■ DATASET EXTRACT
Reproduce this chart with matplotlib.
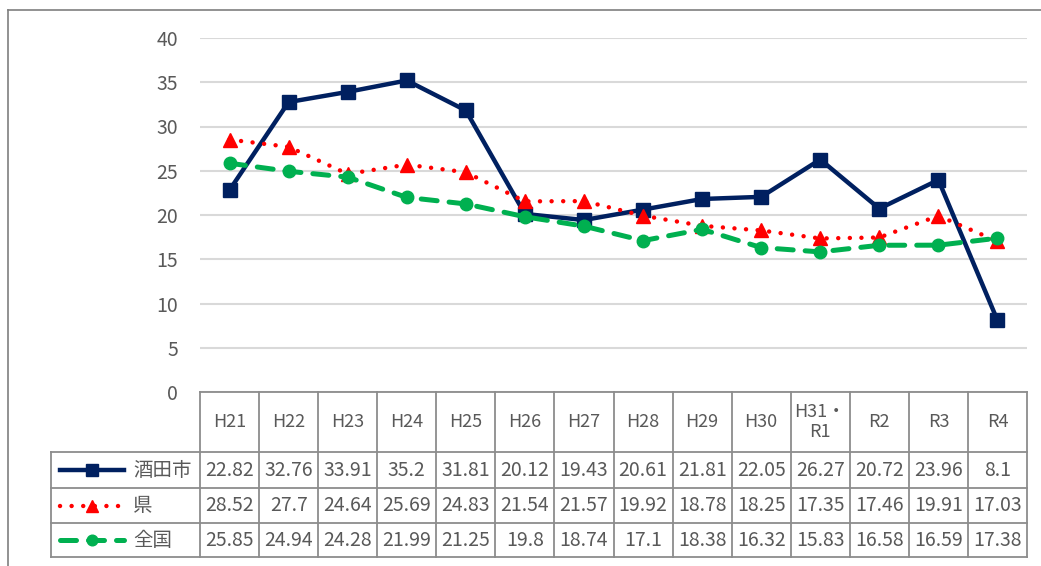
import matplotlib.pyplot as plt
from matplotlib.lines import Line2D

plt.rcParams['font.family'] = ['Noto Sans CJK JP', 'DejaVu Sans']

# data
years = ["H21", "H22", "H23", "H24", "H25", "H26", "H27", "H28", "H29", "H30",
         "H31・\nR1", "R2", "R3", "R4"]
sakata = [22.82, 32.76, 33.91, 35.2, 31.81, 20.12, 19.43, 20.61, 21.81, 22.05,
          26.27, 20.72, 23.96, 8.1]
ken = [28.52, 27.7, 24.64, 25.69, 24.83, 21.54, 21.57, 19.92, 18.78, 18.25,
       17.35, 17.46, 19.91, 17.03]
zenkoku = [25.85, 24.94, 24.28, 21.99, 21.25, 19.8, 18.74, 17.1, 18.38, 16.32,
           15.83, 16.58, 16.59, 17.38]
series_names = ["酒田市", "県", "全国"]
yticks = [0, 5, 10, 15, 20, 25, 30, 35, 40]

NAVY = "#002060"
RED = "#FF0000"
GREEN = "#00B050"
TXT = "#595959"
BORDER = "#8c8c8c"

W, H = 1041, 566
fig = plt.figure(figsize=(W / 100, H / 100), dpi=100)


def fx(px):
    return px / W


def fy(py):
    return 1 - py / H


# plot area in pixels
left, right, top, bottom = 200, 1027, 38, 392
ax = fig.add_axes([fx(left), fy(bottom), fx(right - left), (bottom - top) / H])

styles = [
    dict(color=NAVY, lw=3.2, marker="s", ms=9.5, linestyle="-"),
    dict(color=RED, lw=3.2, marker="^", ms=10, linestyle=(0, (0.01, 2.6)),
         dash_capstyle="round"),
    dict(color=GREEN, lw=3.6, marker="o", ms=9, linestyle=(0, (3.2, 2.4)),
         dash_capstyle="round"),
]
x = list(range(len(years)))
for vals, st in zip([sakata, ken, zenkoku], styles):
    ax.plot(x, vals, zorder=3, **st)

ax.set_xlim(-0.5, len(years) - 0.5)
ax.set_ylim(0, 40)
ax.set_yticks(yticks)
ax.set_xticks([])
ax.grid(axis="y", color="#d9d9d9", lw=1.5)
ax.set_axisbelow(True)
for s in ax.spines.values():
    s.set_visible(False)
ax.tick_params(axis="y", length=0, pad=16, labelsize=14, labelcolor=TXT)

# outer frame (left and top edges)
fig.add_artist(Line2D([fx(8), fx(8)], [fy(10), 0], color="#7f7f7f", lw=1.2))
fig.add_artist(Line2D([fx(8), 1], [fy(10), fy(10)], color="#7f7f7f", lw=1.2))

# data table
fig.canvas.draw()
to_px = ax.transData.transform


def col_px(v):
    # pixel x (from left) of a data x position
    return to_px((v, 0))[0]


row_y = [392, 452, 488, 523, 557]
tbl_left = 51
bounds = [col_px(i - 0.5) for i in range(len(years) + 1)]

# horizontal lines
fig.add_artist(Line2D([fx(bounds[0]), fx(bounds[-1])], [fy(row_y[0])] * 2, color=BORDER, lw=1.3))
for yy in row_y[1:]:
    fig.add_artist(Line2D([fx(tbl_left), fx(bounds[-1])], [fy(yy)] * 2, color=BORDER, lw=1.3))
# vertical lines
fig.add_artist(Line2D([fx(tbl_left)] * 2, [fy(row_y[1]), fy(row_y[-1])], color=BORDER, lw=1.3))
for b in bounds:
    fig.add_artist(Line2D([fx(b)] * 2, [fy(row_y[0]), fy(row_y[-1])], color=BORDER, lw=1.3))

# header
for i, lab in enumerate(years):
    cx = col_px(i)
    cy = (row_y[0] + row_y[1]) / 2
    fig.text(fx(cx), fy(cy), lab, ha="center", va="center", fontsize=13,
             color=TXT, linespacing=1.1)

# rows
for r, (name, vals, st) in enumerate(zip(series_names, [sakata, ken, zenkoku], styles)):
    cy = (row_y[r + 1] + row_y[r + 2]) / 2
    for i, v in enumerate(vals):
        fig.text(fx(col_px(i)), fy(cy), str(v), ha="center", va="center",
                 fontsize=14, color=TXT)
    # legend key
    fig.add_artist(Line2D([fx(60), fx(124)], [fy(cy)] * 2, color=st["color"],
                          lw=st["lw"], linestyle=st["linestyle"],
                          dash_capstyle=st.get("dash_capstyle", "butt")))
    fig.add_artist(Line2D([fx(92)], [fy(cy)], color=st["color"], marker=st["marker"],
                          ms=st["ms"] * 0.85, linestyle="none"))
    fig.text(fx(133), fy(cy), name, ha="left", va="center", fontsize=14, color=TXT)

fig.savefig("out.png", dpi=100)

■ WHAT NEEDS TO BE DONE
Skip the pictures, please, and transcribe only the lines from the beginning of the material through the one that contains "ax = fig.add_axes([fx(left), fy(bottom), fx(right".

■ RESPONSE FOR THIS EXERCISE
Reproduce this chart with matplotlib.
import matplotlib.pyplot as plt
from matplotlib.lines import Line2D

plt.rcParams['font.family'] = ['Noto Sans CJK JP', 'DejaVu Sans']

# data
years = ["H21", "H22", "H23", "H24", "H25", "H26", "H27", "H28", "H29", "H30",
         "H31・\nR1", "R2", "R3", "R4"]
sakata = [22.82, 32.76, 33.91, 35.2, 31.81, 20.12, 19.43, 20.61, 21.81, 22.05,
          26.27, 20.72, 23.96, 8.1]
ken = [28.52, 27.7, 24.64, 25.69, 24.83, 21.54, 21.57, 19.92, 18.78, 18.25,
       17.35, 17.46, 19.91, 17.03]
zenkoku = [25.85, 24.94, 24.28, 21.99, 21.25, 19.8, 18.74, 17.1, 18.38, 16.32,
           15.83, 16.58, 16.59, 17.38]
series_names = ["酒田市", "県", "全国"]
yticks = [0, 5, 10, 15, 20, 25, 30, 35, 40]

NAVY = "#002060"
RED = "#FF0000"
GREEN = "#00B050"
TXT = "#595959"
BORDER = "#8c8c8c"

W, H = 1041, 566
fig = plt.figure(figsize=(W / 100, H / 100), dpi=100)


def fx(px):
    return px / W


def fy(py):
    return 1 - py / H


# plot area in pixels
left, right, top, bottom = 200, 1027, 38, 392
ax = fig.add_axes([fx(left), fy(bottom), fx(right - left), (bottom - top) / H])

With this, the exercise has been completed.